Zweedse overheid schrapt ‘ongoogelbaar’ uit woordenboek

Capture-1Na druk van Google heeft de Zweedse overheid ‘ongoogelbaar’ van de lijst met nieuwe woorden geschrapt, meldde Nu.nl dinsdag. De Zweedse Taalraad wilde het woord opnemen in het officiële woordenboek met de definitie ‘iets dat niet gevonden kan worden met behulp van een zoekmachine’, maar de zoekmachine zat fel op z’n merk en eiste dat ‘een zoekmachine’ vervangen zou worden door de eigen bedrijfsnaam. In reactie daarop schrapte de Taalraad het hele woord.

In een recente blogdiscussie kwam het ook al even aan de orde. Merkhouders houden er niet van als mensen hun merk als soortnaam of generieke term gaan gebruiken. Een merk verliest zijn geldigheid namelijk als het een generieke term is geworden, en als je dat wilt voorkomen dan moet je er dus bovenop zitten en overal en altijd piepen als mensen je merk als generieke term hanteren.

Ja, dat geldt ook bij niet-commercieel gebruik. Júist bij niet-commercieel gebruik zou ik zeggen, want juist daar vind je het generiek gebruik. Doe jij de luxaflex even dicht, dan zet ik een senseootje met m’n nieuwe Krupps, ondertussen even msn’en op facebook. Die zin levert me vier blafbrieven op van merkhouders gok ik. Maar als ze dat niet doen, dan wórdt senseo de generieke term voor koffiepad en msn’en synoniem voor chatten. (De term koffiepad is niet voor niets heel expliciet gemarket naast het merk Senseo.)

In de IT speelt dit heel erg, omdat nieuwe diensten vaak zó nieuw zijn dat er geen alternatieve term voor is.
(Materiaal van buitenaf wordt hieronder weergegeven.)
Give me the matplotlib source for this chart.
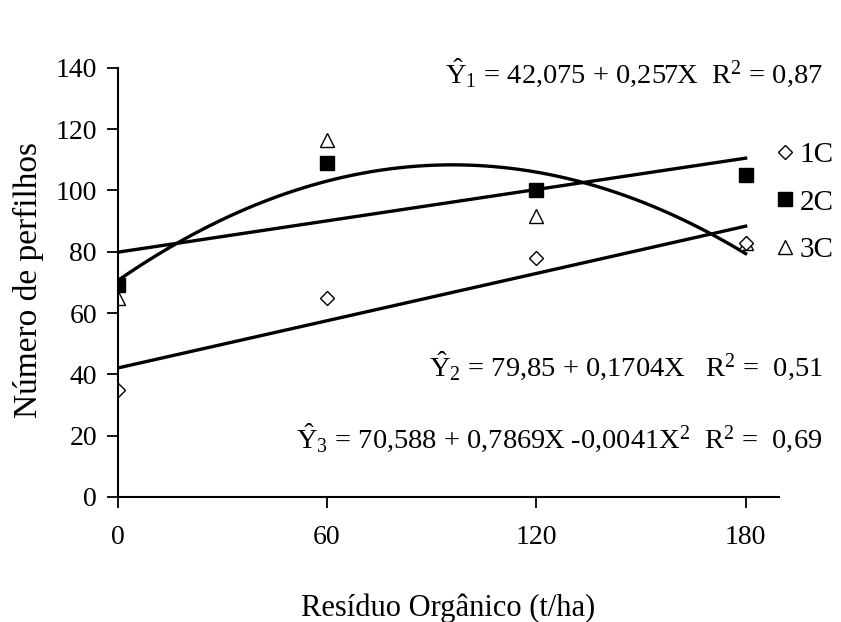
import numpy as np
import matplotlib
matplotlib.use("Agg")
import matplotlib.pyplot as plt
from matplotlib.lines import Line2D

plt.rcParams['font.family'] = ['Liberation Serif', 'DejaVu Serif']
plt.rcParams['mathtext.fontset'] = 'custom'
plt.rcParams['mathtext.rm'] = 'Liberation Serif'
plt.rcParams['mathtext.it'] = 'Liberation Serif'

doses = [0, 60, 120, 180]
c1 = [35, 65, 78, 83]
c2 = [69, 109, 100, 105]
c3 = [65, 116.5, 91.5, 83]
labels = ["1C", "2C", "3C"]

eq1 = (42.075, 0.257)
eq2 = (79.85, 0.1704)
eq3 = (70.588, 0.7869, -0.0041)

fig = plt.figure(figsize=(8.41, 6.22), dpi=100)
ax = fig.add_axes([0.140, 0.201, 0.786, 0.690])

xs = np.linspace(0, 180, 200)
ax.plot(xs, eq1[0] + eq1[1] * xs, color='black', lw=2.4)
ax.plot(xs, eq2[0] + eq2[1] * xs, color='black', lw=2.4)
ax.plot(xs, eq3[0] + eq3[1] * xs + eq3[2] * xs ** 2, color='black', lw=2.4)

ax.plot(doses, c3, linestyle='none', marker='^', markersize=10, mfc='white', mec='black', mew=1)
ax.plot(doses, c2, linestyle='none', marker='s', markersize=10, mfc='black', mec='black')
ax.plot(doses, c1, linestyle='none', marker='D', markersize=7.5, mfc='white', mec='black', mew=1)

ax.set_xlim(0, 189.5)
ax.set_ylim(0, 140)
ax.set_xticks([0, 60, 120, 180])
ax.set_yticks(np.arange(0, 141, 20))
for s in ['top', 'right']:
    ax.spines[s].set_visible(False)
for s in ['left', 'bottom']:
    ax.spines[s].set_linewidth(1.5)
ax.tick_params(axis='both', direction='out', length=8, width=1.3, labelsize=20)
ax.tick_params(axis='y', pad=7)
ax.tick_params(axis='x', pad=12)

ax.set_ylabel("Número de perfilhos", fontsize=24)
ax.yaxis.set_label_coords(-0.112, 0.505)
ax.set_xlabel("Resíduo Orgânico (t/ha)", fontsize=22)
ax.xaxis.set_label_coords(0.5, -0.225)

handles = [
    Line2D([], [], linestyle='none', marker='D', markersize=7.5, mfc='white', mec='black'),
    Line2D([], [], linestyle='none', marker='s', markersize=10, mfc='black', mec='black'),
    Line2D([], [], linestyle='none', marker='^', markersize=10, mfc='white', mec='black'),
]
fig.legend(handles, labels, loc='upper left', bbox_to_anchor=(0.925, 0.772), frameon=False,
           fontsize=21, handlelength=0.5, handletextpad=0.25, labelspacing=0.72, borderaxespad=0,
           borderpad=0)

fig.text(0.978, 0.866, r"$\hat{\mathrm{Y}}_1$ = 42,075 + 0,257X  R$^2$ = 0,87", ha='right', va='baseline', fontsize=20.5)
fig.text(0.978, 0.395, r"$\hat{\mathrm{Y}}_2$ = 79,85 + 0,1704X   R$^2$ =  0,51", ha='right', va='baseline', fontsize=20.5)
fig.text(0.978, 0.280, r"$\hat{\mathrm{Y}}_3$ = 70,588 + 0,7869X -0,0041X$^2$  R$^2$ =  0,69", ha='right', va='baseline', fontsize=20.5)

fig.savefig("out.png", dpi=100)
Of omdat de dienst zodanig synoniem is met de activiteit dat er geen ander woord bruikbaar is. Een avondje msn’en is gewoon gevoelsmatig wat anders dan een avondje chatten. Googelen bekt beter dan zoeken. En wat moet je anders zeggen dan “Facebooken” als je op het sociale netwerk gaat rondhangen?

Nu is dat op zich nog geen genericide – ja zo heet dat onder merkenmensen, en ja dat stelt volkerenmoord op één lijn met het verlies van een merk, maar dat terzijde. Maar het wordt het wel als je de term buiten de originele dienst gaat gebruiken. Ga je googelen met Bing dan verliest het merk Google waarde, wordt het synoniem voor zoeken. En dat is dus waarom Google die boze brief stuurde.

De reacte van de Taalraad snap ik dan weer niet. Met een disclaimer dat het gaat om een merknaam en/of een iets handiger definitie kunnen ze écht hun juridische case steviger maken. (Hela, Arnoud die zegt dat een disclaimer nut heeft.) Maar men is principieel en weigert dus te luisteren naar een merkhouder. Beetje rare reden, dat. Laat het dan op een rechtszaak aankomen.